### Dataset records
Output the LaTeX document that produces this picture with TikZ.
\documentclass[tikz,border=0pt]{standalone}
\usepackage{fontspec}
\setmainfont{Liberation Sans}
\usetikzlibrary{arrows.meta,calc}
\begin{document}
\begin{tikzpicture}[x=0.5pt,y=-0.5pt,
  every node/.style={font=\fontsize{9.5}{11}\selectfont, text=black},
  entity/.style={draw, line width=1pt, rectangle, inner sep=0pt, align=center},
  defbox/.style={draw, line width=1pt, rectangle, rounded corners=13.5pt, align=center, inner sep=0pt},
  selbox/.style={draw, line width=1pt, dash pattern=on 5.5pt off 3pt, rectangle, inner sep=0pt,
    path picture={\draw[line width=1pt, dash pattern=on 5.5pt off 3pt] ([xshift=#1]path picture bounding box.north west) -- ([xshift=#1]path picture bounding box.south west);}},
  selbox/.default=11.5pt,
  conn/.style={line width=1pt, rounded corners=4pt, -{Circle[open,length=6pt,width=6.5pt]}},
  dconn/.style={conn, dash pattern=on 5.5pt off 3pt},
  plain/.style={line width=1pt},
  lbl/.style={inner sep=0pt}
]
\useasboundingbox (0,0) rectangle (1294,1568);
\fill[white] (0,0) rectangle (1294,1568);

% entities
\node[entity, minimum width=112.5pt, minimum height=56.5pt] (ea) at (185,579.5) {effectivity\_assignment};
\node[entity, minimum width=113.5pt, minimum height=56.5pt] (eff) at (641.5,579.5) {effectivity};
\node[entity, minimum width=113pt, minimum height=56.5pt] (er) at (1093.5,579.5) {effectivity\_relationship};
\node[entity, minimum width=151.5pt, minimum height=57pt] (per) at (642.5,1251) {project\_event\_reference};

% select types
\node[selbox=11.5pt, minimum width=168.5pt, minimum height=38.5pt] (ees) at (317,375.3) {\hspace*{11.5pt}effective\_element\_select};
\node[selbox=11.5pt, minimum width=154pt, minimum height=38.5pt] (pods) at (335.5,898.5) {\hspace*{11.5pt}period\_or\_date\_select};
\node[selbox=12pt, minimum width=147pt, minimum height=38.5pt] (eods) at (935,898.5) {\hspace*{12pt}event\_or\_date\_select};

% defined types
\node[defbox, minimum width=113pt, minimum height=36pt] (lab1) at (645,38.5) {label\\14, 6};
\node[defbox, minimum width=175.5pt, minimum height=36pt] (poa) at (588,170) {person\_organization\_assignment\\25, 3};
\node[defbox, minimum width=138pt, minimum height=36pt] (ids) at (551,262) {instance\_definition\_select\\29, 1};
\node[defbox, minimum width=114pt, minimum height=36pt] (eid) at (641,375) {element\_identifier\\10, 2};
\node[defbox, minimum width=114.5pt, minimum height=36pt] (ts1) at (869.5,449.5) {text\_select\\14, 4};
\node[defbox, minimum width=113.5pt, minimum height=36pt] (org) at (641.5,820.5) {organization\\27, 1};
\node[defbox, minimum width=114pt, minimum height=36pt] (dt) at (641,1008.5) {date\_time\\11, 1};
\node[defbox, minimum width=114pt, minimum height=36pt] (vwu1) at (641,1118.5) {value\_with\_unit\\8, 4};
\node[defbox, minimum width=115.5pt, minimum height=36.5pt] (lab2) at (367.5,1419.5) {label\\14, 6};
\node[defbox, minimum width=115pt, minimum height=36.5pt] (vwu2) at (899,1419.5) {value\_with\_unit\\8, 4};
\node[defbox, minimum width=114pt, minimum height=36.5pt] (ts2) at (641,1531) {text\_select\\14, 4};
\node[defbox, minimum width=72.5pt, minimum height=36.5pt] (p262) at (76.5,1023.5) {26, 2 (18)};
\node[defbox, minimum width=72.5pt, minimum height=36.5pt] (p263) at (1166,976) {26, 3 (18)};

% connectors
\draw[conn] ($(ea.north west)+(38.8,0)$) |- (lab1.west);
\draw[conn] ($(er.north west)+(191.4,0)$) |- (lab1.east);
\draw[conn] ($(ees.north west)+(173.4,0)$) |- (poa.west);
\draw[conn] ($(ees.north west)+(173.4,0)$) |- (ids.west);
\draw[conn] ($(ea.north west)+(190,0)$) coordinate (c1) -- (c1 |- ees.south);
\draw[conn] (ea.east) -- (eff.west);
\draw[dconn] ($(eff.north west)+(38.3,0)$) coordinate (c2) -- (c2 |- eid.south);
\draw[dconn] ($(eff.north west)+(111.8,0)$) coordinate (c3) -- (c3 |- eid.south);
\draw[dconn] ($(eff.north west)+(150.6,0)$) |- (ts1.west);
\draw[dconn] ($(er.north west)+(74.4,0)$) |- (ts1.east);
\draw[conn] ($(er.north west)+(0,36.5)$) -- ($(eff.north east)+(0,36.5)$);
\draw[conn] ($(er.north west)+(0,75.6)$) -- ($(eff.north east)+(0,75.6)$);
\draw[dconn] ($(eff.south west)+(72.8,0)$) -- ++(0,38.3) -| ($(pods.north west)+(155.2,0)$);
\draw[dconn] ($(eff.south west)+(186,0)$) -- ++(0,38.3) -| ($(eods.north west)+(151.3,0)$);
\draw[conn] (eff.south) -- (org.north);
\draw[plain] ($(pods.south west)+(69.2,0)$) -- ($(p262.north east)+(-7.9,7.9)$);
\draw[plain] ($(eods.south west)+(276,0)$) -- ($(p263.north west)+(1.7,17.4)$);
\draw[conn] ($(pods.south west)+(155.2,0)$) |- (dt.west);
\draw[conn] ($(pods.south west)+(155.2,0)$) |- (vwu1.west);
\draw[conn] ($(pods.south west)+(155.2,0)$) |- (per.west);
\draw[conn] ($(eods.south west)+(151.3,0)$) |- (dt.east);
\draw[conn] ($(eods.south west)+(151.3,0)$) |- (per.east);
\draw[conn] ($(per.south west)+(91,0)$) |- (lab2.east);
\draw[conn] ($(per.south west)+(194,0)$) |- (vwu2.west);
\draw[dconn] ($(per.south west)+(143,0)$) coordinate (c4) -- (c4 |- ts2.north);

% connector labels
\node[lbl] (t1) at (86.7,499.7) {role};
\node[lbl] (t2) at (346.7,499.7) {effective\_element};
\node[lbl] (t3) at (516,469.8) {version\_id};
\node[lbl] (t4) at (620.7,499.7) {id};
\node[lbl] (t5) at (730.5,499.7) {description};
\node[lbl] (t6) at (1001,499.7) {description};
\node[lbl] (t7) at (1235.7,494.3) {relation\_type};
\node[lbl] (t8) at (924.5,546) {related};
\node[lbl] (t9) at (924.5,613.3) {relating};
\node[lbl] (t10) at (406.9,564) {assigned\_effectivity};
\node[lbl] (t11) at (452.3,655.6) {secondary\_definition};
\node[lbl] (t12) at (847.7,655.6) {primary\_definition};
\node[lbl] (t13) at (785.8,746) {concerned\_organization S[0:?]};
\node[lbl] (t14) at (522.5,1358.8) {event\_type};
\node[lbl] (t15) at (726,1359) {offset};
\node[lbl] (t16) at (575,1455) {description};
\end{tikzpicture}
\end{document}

...

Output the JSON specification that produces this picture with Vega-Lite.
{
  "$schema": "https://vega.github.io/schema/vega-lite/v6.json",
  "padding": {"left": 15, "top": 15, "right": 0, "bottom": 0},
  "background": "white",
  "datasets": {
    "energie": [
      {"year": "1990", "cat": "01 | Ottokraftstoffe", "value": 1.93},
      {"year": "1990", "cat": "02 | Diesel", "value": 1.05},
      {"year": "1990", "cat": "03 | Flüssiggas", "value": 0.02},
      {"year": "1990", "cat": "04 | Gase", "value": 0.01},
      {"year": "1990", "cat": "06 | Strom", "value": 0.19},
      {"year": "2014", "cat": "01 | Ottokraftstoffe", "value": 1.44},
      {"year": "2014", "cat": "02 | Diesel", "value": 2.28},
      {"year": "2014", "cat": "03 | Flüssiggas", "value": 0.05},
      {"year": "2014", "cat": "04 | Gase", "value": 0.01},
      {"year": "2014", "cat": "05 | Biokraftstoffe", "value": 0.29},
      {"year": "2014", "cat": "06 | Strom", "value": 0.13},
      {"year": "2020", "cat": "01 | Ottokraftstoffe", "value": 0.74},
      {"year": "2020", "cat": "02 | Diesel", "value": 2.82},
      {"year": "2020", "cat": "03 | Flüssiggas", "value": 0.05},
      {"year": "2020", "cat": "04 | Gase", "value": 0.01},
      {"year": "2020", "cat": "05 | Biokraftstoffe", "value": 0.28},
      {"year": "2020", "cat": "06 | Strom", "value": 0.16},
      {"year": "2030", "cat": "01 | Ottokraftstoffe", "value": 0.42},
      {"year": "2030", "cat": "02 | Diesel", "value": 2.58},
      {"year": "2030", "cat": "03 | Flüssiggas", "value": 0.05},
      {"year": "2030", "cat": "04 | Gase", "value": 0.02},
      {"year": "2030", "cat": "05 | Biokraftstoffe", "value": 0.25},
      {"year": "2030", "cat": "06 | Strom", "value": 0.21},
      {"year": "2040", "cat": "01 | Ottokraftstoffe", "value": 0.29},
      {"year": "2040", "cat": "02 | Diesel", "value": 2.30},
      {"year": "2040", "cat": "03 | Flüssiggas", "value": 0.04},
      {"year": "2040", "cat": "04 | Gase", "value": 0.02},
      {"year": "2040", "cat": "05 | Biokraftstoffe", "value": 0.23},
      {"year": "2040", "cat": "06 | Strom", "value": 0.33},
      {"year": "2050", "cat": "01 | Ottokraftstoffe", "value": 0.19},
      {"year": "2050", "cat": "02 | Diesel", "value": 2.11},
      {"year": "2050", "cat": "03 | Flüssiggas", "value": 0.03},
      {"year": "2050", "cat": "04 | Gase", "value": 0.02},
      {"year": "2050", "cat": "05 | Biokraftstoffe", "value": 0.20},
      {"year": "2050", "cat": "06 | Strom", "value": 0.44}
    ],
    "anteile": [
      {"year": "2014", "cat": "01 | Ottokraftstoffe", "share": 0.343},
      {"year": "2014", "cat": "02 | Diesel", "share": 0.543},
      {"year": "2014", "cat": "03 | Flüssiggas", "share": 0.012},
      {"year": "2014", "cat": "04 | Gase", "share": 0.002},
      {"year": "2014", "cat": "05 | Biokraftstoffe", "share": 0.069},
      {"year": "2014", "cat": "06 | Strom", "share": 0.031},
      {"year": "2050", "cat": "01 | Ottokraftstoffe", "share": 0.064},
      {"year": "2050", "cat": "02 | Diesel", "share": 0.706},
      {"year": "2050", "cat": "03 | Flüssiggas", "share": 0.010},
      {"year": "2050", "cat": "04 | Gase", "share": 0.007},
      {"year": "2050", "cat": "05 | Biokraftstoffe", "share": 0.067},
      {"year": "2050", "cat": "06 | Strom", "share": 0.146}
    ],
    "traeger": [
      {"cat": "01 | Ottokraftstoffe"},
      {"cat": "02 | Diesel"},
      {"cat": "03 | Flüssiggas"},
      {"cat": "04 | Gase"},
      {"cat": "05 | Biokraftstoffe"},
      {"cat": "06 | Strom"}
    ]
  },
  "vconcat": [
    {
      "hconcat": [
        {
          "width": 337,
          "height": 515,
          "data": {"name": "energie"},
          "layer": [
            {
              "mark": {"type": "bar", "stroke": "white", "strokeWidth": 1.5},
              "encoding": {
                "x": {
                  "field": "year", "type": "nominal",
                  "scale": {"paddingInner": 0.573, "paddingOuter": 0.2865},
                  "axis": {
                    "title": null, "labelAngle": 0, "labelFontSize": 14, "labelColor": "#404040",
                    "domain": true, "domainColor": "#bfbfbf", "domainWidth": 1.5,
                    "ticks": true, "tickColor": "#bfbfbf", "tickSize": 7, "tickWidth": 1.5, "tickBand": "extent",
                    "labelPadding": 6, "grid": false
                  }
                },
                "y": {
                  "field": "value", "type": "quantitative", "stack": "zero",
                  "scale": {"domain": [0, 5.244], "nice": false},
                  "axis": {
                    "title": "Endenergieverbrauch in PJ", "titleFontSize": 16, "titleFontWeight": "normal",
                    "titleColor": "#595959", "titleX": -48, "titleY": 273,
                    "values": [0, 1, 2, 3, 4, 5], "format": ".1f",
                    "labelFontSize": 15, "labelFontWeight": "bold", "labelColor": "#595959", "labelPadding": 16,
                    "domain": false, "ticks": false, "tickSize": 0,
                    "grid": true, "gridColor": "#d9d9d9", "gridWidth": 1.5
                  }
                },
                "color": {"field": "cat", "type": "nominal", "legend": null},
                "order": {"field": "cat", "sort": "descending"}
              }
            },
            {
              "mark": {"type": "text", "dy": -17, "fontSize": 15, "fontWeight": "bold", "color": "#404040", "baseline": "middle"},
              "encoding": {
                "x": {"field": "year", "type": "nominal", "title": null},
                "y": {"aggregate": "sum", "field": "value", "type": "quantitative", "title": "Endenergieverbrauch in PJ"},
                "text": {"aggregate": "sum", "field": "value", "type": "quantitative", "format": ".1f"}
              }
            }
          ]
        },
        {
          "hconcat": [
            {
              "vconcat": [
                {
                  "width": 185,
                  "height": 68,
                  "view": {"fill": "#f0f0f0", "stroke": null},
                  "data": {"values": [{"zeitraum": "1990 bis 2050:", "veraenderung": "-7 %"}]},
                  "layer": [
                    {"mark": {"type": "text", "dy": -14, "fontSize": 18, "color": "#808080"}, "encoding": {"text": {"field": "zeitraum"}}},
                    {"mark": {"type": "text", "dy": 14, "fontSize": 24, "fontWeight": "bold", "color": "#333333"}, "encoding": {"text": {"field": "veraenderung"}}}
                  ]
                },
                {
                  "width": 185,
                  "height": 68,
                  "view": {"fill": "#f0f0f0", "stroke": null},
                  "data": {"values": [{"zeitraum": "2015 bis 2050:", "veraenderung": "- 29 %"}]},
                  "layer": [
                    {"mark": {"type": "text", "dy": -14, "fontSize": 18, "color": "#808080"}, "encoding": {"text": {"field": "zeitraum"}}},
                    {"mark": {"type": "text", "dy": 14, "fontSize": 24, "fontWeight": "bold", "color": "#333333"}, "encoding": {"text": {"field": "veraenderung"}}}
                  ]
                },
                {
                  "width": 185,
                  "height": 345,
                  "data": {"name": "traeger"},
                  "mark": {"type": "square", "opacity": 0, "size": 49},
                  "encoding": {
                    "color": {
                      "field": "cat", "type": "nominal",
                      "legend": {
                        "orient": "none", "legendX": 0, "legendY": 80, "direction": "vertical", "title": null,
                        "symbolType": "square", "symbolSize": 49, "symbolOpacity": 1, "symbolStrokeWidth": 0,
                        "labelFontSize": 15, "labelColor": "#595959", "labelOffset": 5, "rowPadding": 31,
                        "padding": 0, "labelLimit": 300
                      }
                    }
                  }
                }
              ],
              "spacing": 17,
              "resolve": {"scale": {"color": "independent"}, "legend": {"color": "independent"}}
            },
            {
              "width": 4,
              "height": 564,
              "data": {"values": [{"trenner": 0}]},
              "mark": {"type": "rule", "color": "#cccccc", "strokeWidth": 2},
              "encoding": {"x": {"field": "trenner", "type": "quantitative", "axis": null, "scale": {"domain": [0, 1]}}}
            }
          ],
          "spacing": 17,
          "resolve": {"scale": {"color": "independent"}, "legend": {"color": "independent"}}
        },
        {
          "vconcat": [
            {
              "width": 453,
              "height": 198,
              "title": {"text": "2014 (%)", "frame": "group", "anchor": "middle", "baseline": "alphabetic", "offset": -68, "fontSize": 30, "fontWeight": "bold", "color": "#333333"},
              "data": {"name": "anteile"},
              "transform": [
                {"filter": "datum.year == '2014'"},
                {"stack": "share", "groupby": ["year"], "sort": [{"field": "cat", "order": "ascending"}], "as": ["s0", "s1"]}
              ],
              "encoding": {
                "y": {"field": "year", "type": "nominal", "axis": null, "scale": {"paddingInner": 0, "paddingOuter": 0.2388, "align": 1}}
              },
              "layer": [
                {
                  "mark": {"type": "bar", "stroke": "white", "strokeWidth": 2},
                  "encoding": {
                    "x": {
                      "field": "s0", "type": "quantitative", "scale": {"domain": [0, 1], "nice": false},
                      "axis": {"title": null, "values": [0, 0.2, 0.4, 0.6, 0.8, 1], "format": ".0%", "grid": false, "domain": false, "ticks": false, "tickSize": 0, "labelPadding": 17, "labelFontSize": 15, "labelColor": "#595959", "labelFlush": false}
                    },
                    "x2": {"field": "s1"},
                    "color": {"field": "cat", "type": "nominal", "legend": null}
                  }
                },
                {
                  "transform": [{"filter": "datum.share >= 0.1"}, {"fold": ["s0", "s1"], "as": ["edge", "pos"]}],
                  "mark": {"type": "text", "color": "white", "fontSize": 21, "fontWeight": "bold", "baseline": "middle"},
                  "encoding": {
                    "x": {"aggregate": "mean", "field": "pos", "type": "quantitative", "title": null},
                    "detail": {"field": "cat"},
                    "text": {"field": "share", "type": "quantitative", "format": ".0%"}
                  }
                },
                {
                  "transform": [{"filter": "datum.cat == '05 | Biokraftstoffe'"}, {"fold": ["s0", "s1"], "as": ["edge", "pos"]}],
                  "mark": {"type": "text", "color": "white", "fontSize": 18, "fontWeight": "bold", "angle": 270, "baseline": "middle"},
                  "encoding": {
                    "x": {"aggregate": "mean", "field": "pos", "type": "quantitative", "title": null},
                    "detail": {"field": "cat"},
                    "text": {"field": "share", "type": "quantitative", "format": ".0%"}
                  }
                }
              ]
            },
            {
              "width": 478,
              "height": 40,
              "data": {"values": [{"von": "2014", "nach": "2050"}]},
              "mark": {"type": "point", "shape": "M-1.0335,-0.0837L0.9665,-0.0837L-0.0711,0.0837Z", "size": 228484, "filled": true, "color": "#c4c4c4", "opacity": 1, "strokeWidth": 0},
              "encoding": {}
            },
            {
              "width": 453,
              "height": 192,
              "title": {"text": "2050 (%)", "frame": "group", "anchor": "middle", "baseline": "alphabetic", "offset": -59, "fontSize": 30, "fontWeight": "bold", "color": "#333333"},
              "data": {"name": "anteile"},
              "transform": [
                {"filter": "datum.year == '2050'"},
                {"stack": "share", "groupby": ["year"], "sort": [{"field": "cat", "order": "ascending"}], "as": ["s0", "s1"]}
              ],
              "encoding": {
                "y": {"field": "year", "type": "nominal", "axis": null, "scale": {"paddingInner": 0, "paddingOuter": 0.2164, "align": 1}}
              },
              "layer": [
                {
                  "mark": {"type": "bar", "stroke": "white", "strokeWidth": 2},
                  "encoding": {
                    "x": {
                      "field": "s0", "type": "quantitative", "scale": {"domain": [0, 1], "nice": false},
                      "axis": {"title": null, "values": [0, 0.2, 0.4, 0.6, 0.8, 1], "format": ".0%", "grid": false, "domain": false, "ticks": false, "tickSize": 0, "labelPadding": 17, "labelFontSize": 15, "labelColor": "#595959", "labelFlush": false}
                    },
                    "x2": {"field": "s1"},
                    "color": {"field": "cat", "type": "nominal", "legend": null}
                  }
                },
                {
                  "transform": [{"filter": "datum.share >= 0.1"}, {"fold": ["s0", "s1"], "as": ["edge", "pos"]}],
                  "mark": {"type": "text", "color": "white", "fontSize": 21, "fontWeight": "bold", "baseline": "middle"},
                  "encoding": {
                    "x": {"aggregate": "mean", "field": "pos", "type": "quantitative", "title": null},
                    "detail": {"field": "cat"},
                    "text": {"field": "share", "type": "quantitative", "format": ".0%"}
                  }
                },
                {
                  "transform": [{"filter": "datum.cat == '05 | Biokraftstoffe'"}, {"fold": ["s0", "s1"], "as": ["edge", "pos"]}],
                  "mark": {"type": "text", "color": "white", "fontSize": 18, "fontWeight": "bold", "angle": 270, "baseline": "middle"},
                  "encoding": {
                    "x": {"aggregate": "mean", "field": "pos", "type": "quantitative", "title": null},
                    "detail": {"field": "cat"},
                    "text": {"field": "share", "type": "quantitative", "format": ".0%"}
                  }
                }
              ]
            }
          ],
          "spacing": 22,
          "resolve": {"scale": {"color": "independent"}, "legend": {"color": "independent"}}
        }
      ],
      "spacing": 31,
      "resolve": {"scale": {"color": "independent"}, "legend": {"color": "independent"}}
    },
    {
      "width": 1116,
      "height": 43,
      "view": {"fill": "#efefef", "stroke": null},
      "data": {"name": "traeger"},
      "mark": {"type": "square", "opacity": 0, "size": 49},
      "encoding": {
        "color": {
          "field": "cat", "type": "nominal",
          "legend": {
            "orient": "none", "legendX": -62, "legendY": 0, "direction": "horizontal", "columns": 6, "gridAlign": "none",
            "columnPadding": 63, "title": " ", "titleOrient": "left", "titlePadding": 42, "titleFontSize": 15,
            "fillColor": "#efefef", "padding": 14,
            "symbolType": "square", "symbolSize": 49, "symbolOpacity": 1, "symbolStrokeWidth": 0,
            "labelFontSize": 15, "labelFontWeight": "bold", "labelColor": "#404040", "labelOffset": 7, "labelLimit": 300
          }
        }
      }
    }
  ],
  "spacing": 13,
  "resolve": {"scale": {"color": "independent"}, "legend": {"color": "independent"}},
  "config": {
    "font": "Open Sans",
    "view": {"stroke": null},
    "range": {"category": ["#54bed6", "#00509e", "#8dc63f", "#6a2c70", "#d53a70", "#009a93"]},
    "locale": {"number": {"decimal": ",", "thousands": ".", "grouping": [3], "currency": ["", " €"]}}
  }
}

### Exercise prompt
Pick out every line above that holds the word "produces" and copy it.

### Solution to this task
Output the LaTeX document that produces this picture with TikZ.
Output the JSON specification that produces this picture with Vega-Lite.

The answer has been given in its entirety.